The Enlightenment may claim many successes because of science and technology, but it failed economics. John D. Mueller argues in his 2010 book Redeeming Economics: Rediscovering the Missing Element, that modern Enlightenment views of economics suffer from the omission of factors that had previous been considered central to a complete understanding of human economics.
Basically, there are four activities key to classical human economics, as developed by Thomas Aquinas, following Aristotle and Augustine: Humans produce, exchange, distribute, and consume goods.
Adam Smith, considered the father of modern economics, says Mueller, simplified this scheme, eliminating two of the four elements, distribution and consumption. Rather than focusing on marketplace supply and demand and price, which "produce" and "exchange" deal with, "economics is essentially a theory of providence. It mostly concerns human providence, describing how we provide for ourselves and other persons we love, using scarce means that have alternate uses." (3-4) Mueller proceeds to present economics in detail on three levels of operation: personal, domestic, and political, because, we are, as Aristotle put it, "rational, matrimonial, and political animals." (5) The matrimonial is the domestic level.

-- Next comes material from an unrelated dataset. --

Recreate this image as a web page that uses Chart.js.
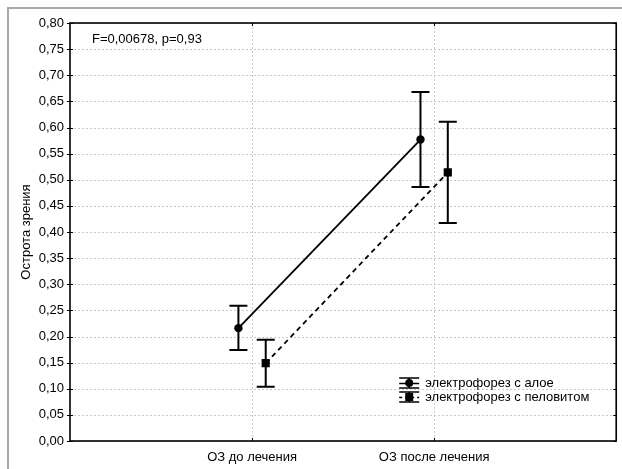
<!DOCTYPE html>
<html>
<head>
<meta charset="utf-8">
<script src="https://cdn.jsdelivr.net/npm/chart.js@4.4.0/dist/chart.umd.min.js"></script>
<style>
  html, body { margin: 0; padding: 0; background: #fff; }
  #wrap { width: 622px; height: 469px; }
</style>
</head>
<body>
<div id="wrap"><canvas id="chart" width="622" height="469"></canvas></div>
<script>
/* --------- データ --------- */
const categories = ["ОЗ до лечения", "ОЗ после лечения"];
const seriesNames = ["электрофорез с алое", "электрофорез с пеловитом"];

// 電気泳動 + アロエ
const aloeMean = [0.216, 0.577];
const aloeLow = [0.174, 0.486];
const aloeHigh = [0.259, 0.668];

// 電気泳動 + ペロビット
const peloMean = [0.149, 0.514];
const peloLow = [0.104, 0.417];
const peloHigh = [0.194, 0.611];

const yTicks = [0, 0.05, 0.1, 0.15, 0.2, 0.25, 0.3, 0.35, 0.4, 0.45, 0.5, 0.55, 0.6, 0.65, 0.7, 0.75, 0.8];
const yTitle = "Острота зрения";
const statText = "F=0,00678, p=0,93";

/* --------- 見た目 --------- */
const FONT = "Liberation Sans, Arial, sans-serif";
const SHIFT = 0.075; // 系列ごとの横ずれ
const CAP = 9;       // エラーバーのキャップ半幅

function fmt(v) {
  return v.toFixed(2).replace(".", ",");
}

function points(means, dx) {
  return means.map((m, i) => ({ x: i + 1 + dx, y: m }));
}

/* --------- プラグイン（枠・グリッド・エラーバー・凡例） --------- */
const decorPlugin = {
  id: "decor",
  beforeDraw(chart) {
    const { ctx } = chart;
    ctx.save();
    ctx.fillStyle = "#fff";
    ctx.fillRect(0, 0, chart.width, chart.height);
    // 外側の灰色の枠
    ctx.fillStyle = "#a8a8a8";
    ctx.fillRect(7, 7, 2, chart.height - 7);
    ctx.fillRect(7, 7, chart.width - 7, 2);
    ctx.restore();
  },
  beforeDatasetsDraw(chart) {
    const { ctx, chartArea: a, scales: { x, y } } = chart;
    ctx.save();
    // グリッド（点線）
    ctx.strokeStyle = "#c8c8c8";
    ctx.lineWidth = 1;
    ctx.setLineDash([2, 2]);
    y.ticks.forEach((t) => {
      const py = Math.round(y.getPixelForValue(t.value)) + 0.5;
      ctx.beginPath();
      ctx.moveTo(a.left, py);
      ctx.lineTo(a.right, py);
      ctx.stroke();
    });
    x.ticks.forEach((t) => {
      const px = Math.round(x.getPixelForValue(t.value)) + 0.5;
      ctx.beginPath();
      ctx.moveTo(px, a.top);
      ctx.lineTo(px, a.bottom);
      ctx.stroke();
    });
    ctx.setLineDash([]);

    // エラーバー
    ctx.strokeStyle = "#000";
    ctx.lineWidth = 2;
    const bars = [
      [aloeMean, aloeLow, aloeHigh, -SHIFT],
      [peloMean, peloLow, peloHigh, SHIFT],
    ];
    bars.forEach(([m, lo, hi, dx]) => {
      m.forEach((_, i) => {
        const px = x.getPixelForValue(i + 1 + dx);
        const pLo = y.getPixelForValue(lo[i]);
        const pHi = y.getPixelForValue(hi[i]);
        ctx.beginPath();
        ctx.moveTo(px, pLo);
        ctx.lineTo(px, pHi);
        ctx.moveTo(px - CAP, pLo);
        ctx.lineTo(px + CAP, pLo);
        ctx.moveTo(px - CAP, pHi);
        ctx.lineTo(px + CAP, pHi);
        ctx.stroke();
      });
    });
    ctx.restore();
  },
  afterDraw(chart) {
    const { ctx, chartArea: a, scales: { x, y } } = chart;
    ctx.save();
    // プロット枠
    ctx.strokeStyle = "#000";
    ctx.lineWidth = 1.6;
    ctx.strokeRect(a.left, a.top, a.right - a.left, a.bottom - a.top);

    // 目盛り線
    ctx.lineWidth = 1;
    y.ticks.forEach((t) => {
      const py = Math.round(y.getPixelForValue(t.value)) + 0.5;
      ctx.beginPath();
      ctx.moveTo(a.left - 3, py);
      ctx.lineTo(a.left + 3, py);
      ctx.moveTo(a.right - 3, py);
      ctx.lineTo(a.right, py);
      ctx.stroke();
    });
    x.ticks.forEach((t) => {
      const px = Math.round(x.getPixelForValue(t.value)) + 0.5;
      ctx.beginPath();
      ctx.moveTo(px, a.bottom);
      ctx.lineTo(px, a.bottom - 3);
      ctx.moveTo(px, a.top);
      ctx.lineTo(px, a.top + 3);
      ctx.stroke();
    });

    // 統計テキスト
    ctx.fillStyle = "#000";
    ctx.font = "13px " + FONT;
    ctx.textBaseline = "alphabetic";
    ctx.textAlign = "left";
    ctx.fillText(statText, a.left + 22, a.top + 20);

    // 凡例
    const lx = a.right - 207;
    const rows = [a.bottom - 58, a.bottom - 44];
    rows.forEach((ry, k) => {
      ctx.strokeStyle = "#000";
      ctx.lineWidth = 1.5;
      ctx.beginPath();
      ctx.moveTo(lx - 10, ry - 5);
      ctx.lineTo(lx + 10, ry - 5);
      ctx.moveTo(lx - 10, ry + 5);
      ctx.lineTo(lx + 10, ry + 5);
      ctx.moveTo(lx, ry - 5);
      ctx.lineTo(lx, ry + 5);
      ctx.stroke();
      if (k === 1) ctx.setLineDash([3, 3]);
      ctx.beginPath();
      ctx.moveTo(lx - 10, ry + 0.5);
      ctx.lineTo(lx + 10, ry + 0.5);
      ctx.stroke();
      ctx.setLineDash([]);
      ctx.fillStyle = "#000";
      if (k === 0) {
        ctx.beginPath();
        ctx.arc(lx, ry, 4, 0, Math.PI * 2);
        ctx.fill();
      } else {
        ctx.fillRect(lx - 4, ry - 4, 8, 8);
      }
      ctx.textBaseline = "middle";
      ctx.fillText(seriesNames[k], lx + 16, ry);
    });
    ctx.restore();
  },
};

/* --------- グラフ描画 --------- */
new Chart(document.getElementById("chart"), {
  type: "scatter",
  data: {
    datasets: [
      {
        label: seriesNames[0],
        data: points(aloeMean, -SHIFT),
        showLine: true,
        borderColor: "#000",
        borderWidth: 1.8,
        pointStyle: "circle",
        pointRadius: 4.2,
        pointBackgroundColor: "#000",
        pointBorderWidth: 0,
      },
      {
        label: seriesNames[1],
        data: points(peloMean, SHIFT),
        showLine: true,
        borderColor: "#000",
        borderWidth: 1.8,
        borderDash: [5, 4],
        pointStyle: "rect",
        pointRadius: 5.8,
        pointBackgroundColor: "#000",
        pointBorderWidth: 0,
      },
    ],
  },
  options: {
    responsive: false,
    animation: false,
    layout: { padding: { top: 23, right: 4, left: 0, bottom: 0 } },
    plugins: {
      legend: { display: false },
      tooltip: { enabled: false },
    },
    scales: {
      x: {
        type: "linear",
        min: 0,
        max: 3,
        afterBuildTicks: (s) => {
          s.ticks = categories.map((_, i) => ({ value: i + 1 }));
        },
        afterFit: (s) => {
          s.height = 28;
        },
        ticks: {
          callback: (v) => categories[v - 1] ?? "",
          color: "#000",
          font: { family: FONT, size: 13 },
          padding: 9,
          maxRotation: 0,
        },
        grid: { display: false, drawTicks: false },
        border: { display: false },
      },
      y: {
        min: 0,
        max: 0.8,
        afterBuildTicks: (s) => {
          s.ticks = yTicks.map((v) => ({ value: v }));
        },
        afterFit: (s) => {
          s.width = 70;
        },
        ticks: {
          callback: (v) => fmt(v),
          color: "#000",
          font: { family: FONT, size: 13 },
          padding: 6,
        },
        title: {
          display: true,
          text: yTitle,
          color: "#000",
          font: { family: FONT, size: 13 },
          padding: { top: 19, bottom: 0 },
        },
        grid: { display: false, drawTicks: false },
        border: { display: false },
      },
    },
  },
  plugins: [decorPlugin],
});
</script>
</body>
</html>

When we include the matrimonial or domestic, the economic calculus changes, as spousal and parental sacrifice and love do not follow the contours of the marketplace of production and exchange. If we include the matrimonial / domestic aspects, we return to the root of the word economics: oikos-nomos, the law of the house, the domestic economy, which does not follow the same dynamics as the production and exchange of goods.

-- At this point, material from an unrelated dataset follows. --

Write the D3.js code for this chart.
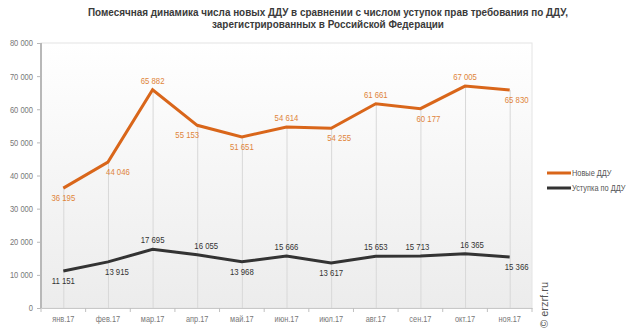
<!DOCTYPE html>
<html><head><meta charset="utf-8">
<script src="https://cdn.jsdelivr.net/npm/d3@7"></script>
<style>body{margin:0;background:#fff}svg{display:block}</style>
</head><body>
<svg id="c" width="635" height="335"></svg>
<script>
const months = ["янв.17","фев.17","мар.17","апр.17","май.17","июн.17","июл.17","авг.17","сен.17","окт.17","ноя.17"];
const newDdu = [36195,44046,65882,55153,51651,54614,54255,61661,60177,67005,65830];
const ustupka = [11151,13915,17695,16055,13968,15666,13617,15653,15713,16365,15366];
const yTicks = [0,10000,20000,30000,40000,50000,60000,70000,80000];
const seriesNames = ["Новые ДДУ","Уступка по ДДУ"];
const titleLines = ["Помесячная динамика числа новых ДДУ в сравнении с числом уступок прав требования по ДДУ,","зарегистрированных в Российской Федерации"];
// label placement: 1 = above, -1 = below; horizontal nudge
const newPlace = [-1,-1,1,-1,-1,1,-1,1,-1,1,-1];
const newNudge = [0,10,0,-10,0,0,8,0,8,0,7];
const ustPlace = [-1,-1,1,1,-1,1,-1,1,1,1,-1];
const ustNudge = [0,9,0,9,0,0,0,0,-3,7,7];

const svg = d3.select("#c");
const L=41,R=532,T=43,B=308;
const font = "'Liberation Sans',Arial,sans-serif";
const x = d3.scaleBand().domain(months).range([L,R]);
const y = d3.scaleLinear().domain([0,80000]).range([B,T]);
const cx = m => x(m)+x.bandwidth()/2;
const fmt = d => d3.format(",")(d).replace(/,/g," ");
function squeeze(sel, f){
  sel.each(function(){
    const s = d3.select(this);
    const tx = +s.attr("x")||0, ty = +s.attr("y")||0;
    s.attr("x",0).attr("y",0).attr("transform",`translate(${tx},${ty}) scale(${f},1)`);
  });
}

const defs = svg.append("defs");
const g = defs.append("linearGradient").attr("id","bg").attr("x1",0).attr("y1",0).attr("x2",0).attr("y2",1);
g.append("stop").attr("offset","0%").attr("stop-color","#ffffff");
g.append("stop").attr("offset","100%").attr("stop-color","#ececec");
svg.append("rect").attr("x",L).attr("y",T).attr("width",R-L).attr("height",B-T).attr("fill","url(#bg)")
  .attr("stroke","#e4e4e4").attr("stroke-width",1);

// title
const tt = svg.append("g").selectAll("text").data(titleLines).join("text")
  .attr("x",328).attr("y",(d,i)=>16+i*12).attr("text-anchor","middle")
  .attr("font-family",font).attr("font-weight","bold").attr("font-size",11.5).attr("fill","#3a3a3a").text(d=>d);
const tf = 481/tt.node().getComputedTextLength();
squeeze(tt, tf);

// drop lines
svg.append("g").selectAll("line").data(months).join("line")
  .attr("x1",d=>cx(d)+0.5).attr("x2",d=>cx(d)+0.5)
  .attr("y1",(d,i)=>y(newDdu[i])).attr("y2",B)
  .attr("stroke","#d8d8d8").attr("stroke-width",1);

// y axis
const ya = svg.append("g").attr("transform",`translate(${L},0)`)
  .call(d3.axisLeft(y).tickValues(yTicks).tickSize(4).tickFormat(fmt));
ya.select(".domain").attr("stroke","#b8b8b8").attr("stroke-width",2).attr("d",`M0,${T}V${B}`);
ya.selectAll(".tick line").attr("stroke","#b8b8b8");
ya.selectAll(".tick text").attr("font-family",font).attr("font-size",9).attr("fill","#777").attr("x",-8);
squeeze(ya.selectAll(".tick text"), 0.84);

// x axis
const xa = svg.append("g").attr("transform",`translate(0,${B})`).call(d3.axisBottom(x).tickSize(0).tickPadding(8));
xa.select(".domain").attr("stroke","#c8c8c8");
xa.selectAll(".tick text").attr("font-family",font).attr("font-size",9).attr("fill","#777");
squeeze(xa.selectAll(".tick text"), 0.82);
svg.append("g").selectAll("line").data(d3.range(months.length+1)).join("line")
  .attr("x1",i=>L+i*x.step()).attr("x2",i=>L+i*x.step()).attr("y1",B).attr("y2",B+4)
  .attr("stroke","#c0c0c0");

// lines
const line = d3.line().x((d,i)=>cx(months[i])).y(d=>y(d));
const series = [
  {vals:newDdu,color:"#d9661a",label:"#e0843a",place:newPlace,nudge:newNudge},
  {vals:ustupka,color:"#333333",label:"#333333",place:ustPlace,nudge:ustNudge}
];
series.forEach(s=>{
  svg.append("path").datum(s.vals).attr("d",line).attr("fill","none")
    .attr("stroke",s.color).attr("stroke-width",3).attr("stroke-linejoin","miter");
  const lt = svg.append("g").selectAll("text").data(s.vals).join("text")
    .attr("x",(d,i)=>cx(months[i])+s.nudge[i])
    .attr("y",(d,i)=>y(d)+(s.place[i]>0?-6:13))
    .attr("text-anchor","middle").attr("font-family",font).attr("font-size",9.5)
    .attr("fill",s.label).text(fmt);
  squeeze(lt, 0.82);
});

// legend
const lg = svg.append("g").selectAll("g").data(seriesNames).join("g")
  .attr("transform",(d,i)=>`translate(547,${173+i*15})`);
lg.append("line").attr("x1",0).attr("x2",24).attr("stroke",(d,i)=>series[i].color).attr("stroke-width",3);
const lgt = lg.append("text").attr("x",25).attr("y",3).attr("font-family",font).attr("font-size",9)
  .attr("fill","#555").text(d=>d);
squeeze(lgt, 0.82);

// watermark
svg.append("text").attr("transform","translate(548,328) rotate(-90)")
  .attr("font-family",font).attr("font-size",11).attr("fill","#555").text("© erzrf.ru");
</script>
</body></html>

Modern economic theory views the household as just another part of the larger national economy. It views the domestic home as merely a roof under which a certain number of individual consumers of various ages live. A spreadsheet comes in handy.
Yet Smith was well aware of the unique role of the family for economics. After examining Smith's The Theory of Moral Sentiments,Sebastiano Nerozzi and Pierluigi Nuti in a Working Paper (N. 04/2008, April 2008) on "Adam Smith and the Family," conclude:
Given the crucial role assigned to family affection in [Smith's] system of moral philosophy we can better appreciate Smith's own concern for the possible menaces which life in commercial societies may impose on family life and parental bonds. The need to reinforce these bonds by a proper education and the need to trace out a protected space where the seek[ing] of profit and market mechanisms are not allowed to enter, shows how far Smith was aware not only of the advantages but also of the risks associated with the rapid process of social transformation which was underway. While he decidedly favored the development of capitalistic and commercial society, he was convinced that this new form of social organization could survive itself only if supported by a system of public morality and of non-market social relationships which had their foundation in family life and affection. (my emphasis)

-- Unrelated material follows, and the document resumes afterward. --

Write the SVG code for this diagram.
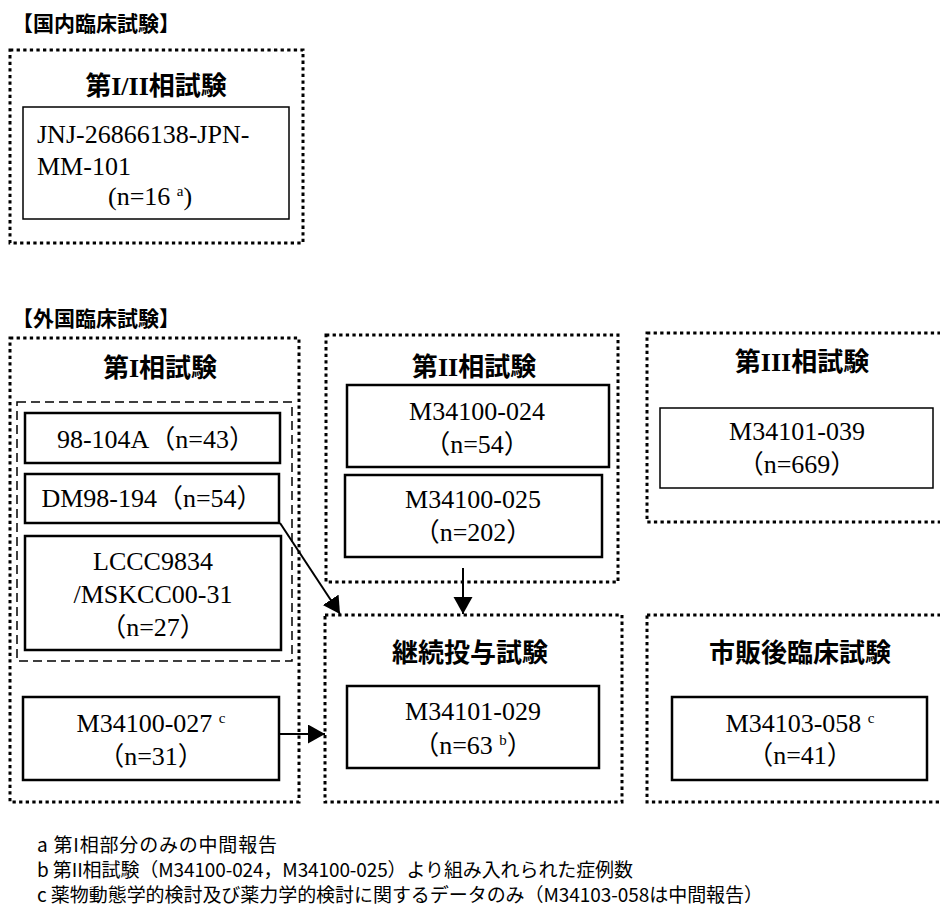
<svg xmlns="http://www.w3.org/2000/svg" width="940" height="908" viewBox="0 0 940 908">
<style>
.dot{fill:none;stroke:#000;stroke-width:3;stroke-dasharray:3.3 3.3}
.dash{fill:none;stroke:#000;stroke-width:1.5;stroke-dasharray:9 5}
.thin{fill:#fff;stroke:#000;stroke-width:1.5}
.thick{fill:#fff;stroke:#000;stroke-width:2.5}
.hdr{font-family:"Noto Sans CJK JP",sans-serif;font-weight:bold;font-size:21px}
.ttl{font-family:"Noto Sans CJK JP",sans-serif;font-weight:bold;font-size:26px;text-anchor:middle}
.ser{font-family:"Liberation Serif",serif}
.txt{font-family:"Liberation Serif","Noto Sans CJK JP",serif;font-size:26px;text-anchor:middle}
.lft{text-anchor:start}
.sup{font-size:15px}
.note{font-family:"Noto Sans CJK JP",sans-serif;font-size:19px}
.conn{stroke:#000;stroke-width:2;fill:none;marker-end:url(#ah)}
</style>
<defs>
<marker id="ah" markerUnits="userSpaceOnUse" markerWidth="18" markerHeight="20" refX="17" refY="9.5" orient="auto">
<path d="M0,0 L17,9.5 L0,19 z" fill="#000"/>
</marker>
</defs>
<rect width="940" height="908" fill="#fff"/>

<text class="hdr" x="12" y="31">【国内臨床試験】</text>
<text class="hdr" x="12" y="326">【外国臨床試験】</text>

<g id="domestic-phase12">
<rect class="dot" x="10" y="50" width="293" height="193"/>
<text class="ttl" x="156" y="95">第<tspan class="ser">I/II</tspan>相試験</text>
<g id="jnj">
<rect class="thin" x="23" y="107" width="266" height="112"/>
<text class="txt lft" x="37" y="143">JNJ-26866138-JPN-</text>
<text class="txt lft" x="37" y="175">MM-101</text>
<text class="txt lft" x="108" y="205">(n=16 <tspan class="sup" dy="-9">a</tspan><tspan dy="9">)</tspan></text>
</g>
</g>

<g id="phase1">
<rect class="dot" x="10" y="338" width="289" height="464"/>
<text class="ttl" x="160" y="377">第<tspan class="ser">I</tspan>相試験</text>
<rect class="dash" x="17" y="402" width="275" height="259"/>
<g id="s98-104A">
<rect class="thick" x="25" y="413" width="255" height="50"/>
<text class="txt" x="156" y="448">98-104A（n=43）</text>
</g>
<g id="dm98-194">
<rect class="thick" x="25" y="474" width="254" height="49"/>
<text class="txt" x="152" y="507">DM98-194（n=54）</text>
</g>
<g id="lccc9834">
<rect class="thick" x="25" y="536" width="256" height="114"/>
<text class="txt" x="153" y="570">LCCC9834</text>
<text class="txt" x="153" y="603">/MSKCC00-31</text>
<text class="txt" x="153" y="636">（n=27）</text>
</g>
<g id="m34100-027">
<rect class="thick" x="23" y="697" width="256" height="83"/>
<text class="txt" x="151" y="732">M34100-027 <tspan class="sup" dy="-9">c</tspan></text>
<text class="txt" x="151" y="765">（n=31）</text>
</g>
</g>

<g id="phase2">
<rect class="dot" x="326" y="335" width="292" height="247"/>
<text class="ttl" x="474" y="376">第<tspan class="ser">II</tspan>相試験</text>
<g id="m34100-024">
<rect class="thick" x="347" y="385" width="262" height="82"/>
<text class="txt" x="477" y="420">M34100-024</text>
<text class="txt" x="477" y="453">（n=54）</text>
</g>
<g id="m34100-025">
<rect class="thick" x="345" y="475" width="257" height="82"/>
<text class="txt" x="473" y="508">M34100-025</text>
<text class="txt" x="473" y="541">（n=202）</text>
</g>
</g>

<g id="phase3">
<rect class="dot" x="647" y="333" width="300" height="189"/>
<text class="ttl" x="802" y="371">第<tspan class="ser">III</tspan>相試験</text>
<g id="m34101-039">
<rect class="thin" x="660" y="408" width="273" height="80"/>
<text class="txt" x="797" y="440">M34101-039</text>
<text class="txt" x="797" y="473">（n=669）</text>
</g>
</g>

<g id="extension">
<rect class="dot" x="325" y="615" width="297" height="187"/>
<text class="ttl" x="470" y="662">継続投与試験</text>
<g id="m34101-029">
<rect class="thick" x="347" y="686" width="252" height="82"/>
<text class="txt" x="473" y="720">M34101-029</text>
<text class="txt" x="473" y="754">（n=63 <tspan class="sup" dy="-9">b</tspan><tspan dy="9">）</tspan></text>
</g>
</g>

<g id="postmarketing">
<rect class="dot" x="647" y="615" width="300" height="187"/>
<text class="ttl" x="800" y="662">市販後臨床試験</text>
<g id="m34103-058">
<rect class="thick" x="672" y="697" width="255" height="83"/>
<text class="txt" x="800" y="732">M34103-058 <tspan class="sup" dy="-9">c</tspan></text>
<text class="txt" x="800" y="764">（n=41）</text>
</g>
</g>

<g id="connectors">
<line class="conn" x1="280" y1="523" x2="340" y2="614"/>
<line class="conn" x1="463" y1="568" x2="463" y2="614"/>
<line class="conn" x1="279" y1="734" x2="325" y2="734"/>
</g>

<g id="notes">
<text class="note" x="37" y="852" textLength="240">a 第I相部分のみの中間報告</text>
<text class="note" x="37" y="877" textLength="596">b 第II相試験（M34100-024，M34100-025）より組み入れられた症例数</text>
<text class="note" x="37" y="902" textLength="726">c 薬物動態学的検討及び薬力学的検討に関するデータのみ（M34103-058は中間報告）</text>
</g>
</svg>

The family is of a different order than other relationships–social, business and government–personal, economic, and political. Societies, like chemical compounds, may come in many varieties. You can have a tribal society, for example, or a communist, capitalist, socialist, fascist, totalitarian, imperial, colonial, feudal, theocratic, criminal, or democratic society. In each case, you would have to explain to an outsider how any given society works. Its nature cannot be assumed.
But the family, founded on the marital union of the male and female and the lives that union is empowered to procreate, is universal. Families encountering each other from different cultures do not have to explain to each other what a family is. Mother, father, son, and daughter, are essential building blocks of humanity itself and all societies. Marriage and family are at the quantum level of all human life.
Appropriately, man himself has been told to prepare for a great wedding feast by One who invites us to buy wine without money, without price. How's that for economics?